Ottawa Senators swept

(If you’re not a hockey fan, you may not understand the symbolism of the broom. It means that the Senators were “swept” in their NHL playoff series:  four wins for Pittsburgh, zero wins for Ottawa, and the Senators are out.)

The hockey gods are capricious. Sometimes a team that looks mediocre on paper performs beyond anyone’s expectations. (The 1986 Stanley Cup champion Montreal Canadiens, for example.) Other times, a team that looks formidable on paper bombs.

Football analysts used to utilize four categories:  (1) offense; (2) defense; (3) special teams; and (4) intangibles. Intangibles means, We don’t know why this team keeps winning (or losing) — they just do.

If you transport that thought to the hockey arena, intangibles becomes a euphemism for the hockey gods.

This year, the Ottawa Senators had the best start of any NHL team in history:  15 wins, 2 losses. It was a little surprising, but only a little. Outstanding defense, outstanding offense, goaltending that got the job done. That plus intangibles will get you fifteen wins against only two losses.

And then the hockey gods turned their capricious thumbs down.

From January through April, the Sens were the big train that couldn’t.
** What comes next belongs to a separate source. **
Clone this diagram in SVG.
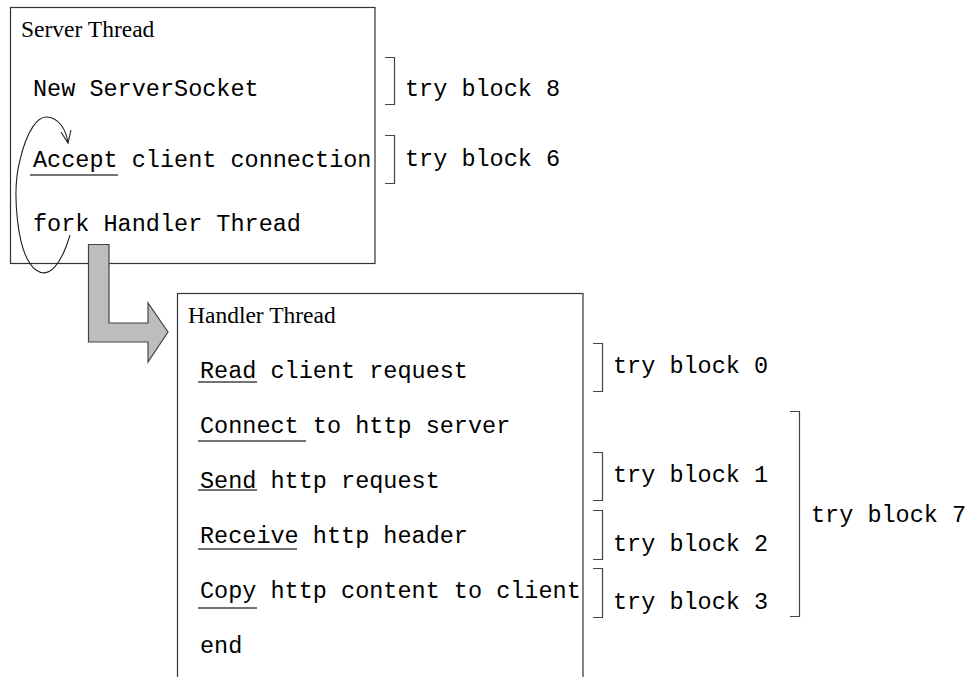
<svg xmlns="http://www.w3.org/2000/svg" width="967" height="677" viewBox="0 0 967 677">
<style>
.box{fill:#fff;stroke:#333;stroke-width:1.2}
.title{font-family:"Liberation Serif",serif;font-size:23.5px;fill:#000}
.mono{font-family:"Liberation Mono",monospace;font-size:23.5px;fill:#000}
.ul{stroke:#444;stroke-width:1.3;fill:none}
.br{stroke:#444;stroke-width:1.2;fill:none}
.fork{fill:#bdbdbd;stroke:#444;stroke-width:1.2}
.loop{fill:none;stroke:#222;stroke-width:1.1}
</style>
<rect width="967" height="677" fill="#fff"/>
<g id="server-thread">
<rect class="box" x="10.5" y="7.5" width="364.5" height="256"/>
<text class="title" x="21" y="37">Server Thread</text>
<text class="mono" x="33" y="96">New ServerSocket</text>
<text class="mono" x="33" y="167">Accept client connection</text>
<line class="ul" x1="30" y1="175" x2="118" y2="175"/>
<text class="mono" x="33" y="231">fork Handler Thread</text>
</g>
<g id="handler-thread">
<rect class="box" x="177.5" y="293.5" width="405.5" height="400"/>
<text class="title" x="188" y="323">Handler Thread</text>
<text class="mono" x="200" y="378">Read client request</text>
<line class="ul" x1="198" y1="382" x2="257" y2="382"/>
<text class="mono" x="200" y="433">Connect to http server</text>
<line class="ul" x1="198" y1="441" x2="306" y2="441"/>
<text class="mono" x="200" y="488">Send http request</text>
<line class="ul" x1="198" y1="490" x2="257" y2="490"/>
<text class="mono" x="200" y="543">Receive http header</text>
<line class="ul" x1="198" y1="549" x2="297" y2="549"/>
<text class="mono" x="200" y="598">Copy http content to client</text>
<line class="ul" x1="198" y1="608" x2="257" y2="608"/>
<text class="mono" x="200" y="653">end</text>
</g>
<g id="connectors">
<path class="loop" d="M70,235 C62,262 50,280 36,270 C16,255 12,190 20,160 C27,130 38,116 47,117 C58,118 66,128 68,143"/>
<polyline class="loop" points="61,132 68,143 71,130"/>
<polygon class="fork" points="88.5,244.5 109,244.5 109,323 148,323 148,303 168,332 148,362 148,342 88.5,342"/>
</g>
<g id="try-block-8">
<polyline class="br" points="385,57.5 394.5,57.5 394.5,104.5 385,104.5"/>
<text class="mono" x="405" y="96">try block 8</text>
</g>
<g id="try-block-6">
<polyline class="br" points="385,135.5 394.5,135.5 394.5,183.5 385,183.5"/>
<text class="mono" x="405" y="166">try block 6</text>
</g>
<g id="try-block-0">
<polyline class="br" points="593,343.5 602.5,343.5 602.5,391.5 593,391.5"/>
<text class="mono" x="613" y="373">try block 0</text>
</g>
<g id="try-block-1">
<polyline class="br" points="593,452.5 602.5,452.5 602.5,500.5 593,500.5"/>
<text class="mono" x="613" y="482">try block 1</text>
</g>
<g id="try-block-2">
<polyline class="br" points="593,510.5 602.5,510.5 602.5,559.5 593,559.5"/>
<text class="mono" x="613" y="551">try block 2</text>
</g>
<g id="try-block-3">
<polyline class="br" points="593,568.5 602.5,568.5 602.5,617.5 593,617.5"/>
<text class="mono" x="613" y="609">try block 3</text>
</g>
<g id="try-block-7">
<polyline class="br" points="790,411.5 799.5,411.5 799.5,616.5 790,616.5"/>
<text class="mono" x="811" y="522">try block 7</text>
</g>
</svg>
If the season had continued for one more week, they would have fallen out of the playoffs. Instead, they were subjected to the ignominy of a first-round sweep:  four games, four losses. Line up at centre ice to shake the other team’s hands. And get out your golf shoes.

One footnote:  I’d say that Ray Emery has played his last game for the Senators.

When a hockey team loses the first three games of a series, it’s almost automatic to switch to the backup goalie. Even if the goaltender wasn’t responsible for the losses (in this case, Gerber was arguably the best Senator on the ice) switching goalies is the time-honoured way to send a message to the whole team:  Shape up!

Game four came and went with Emery on the bench. That decision speaks volumes about Emery’s status with the team.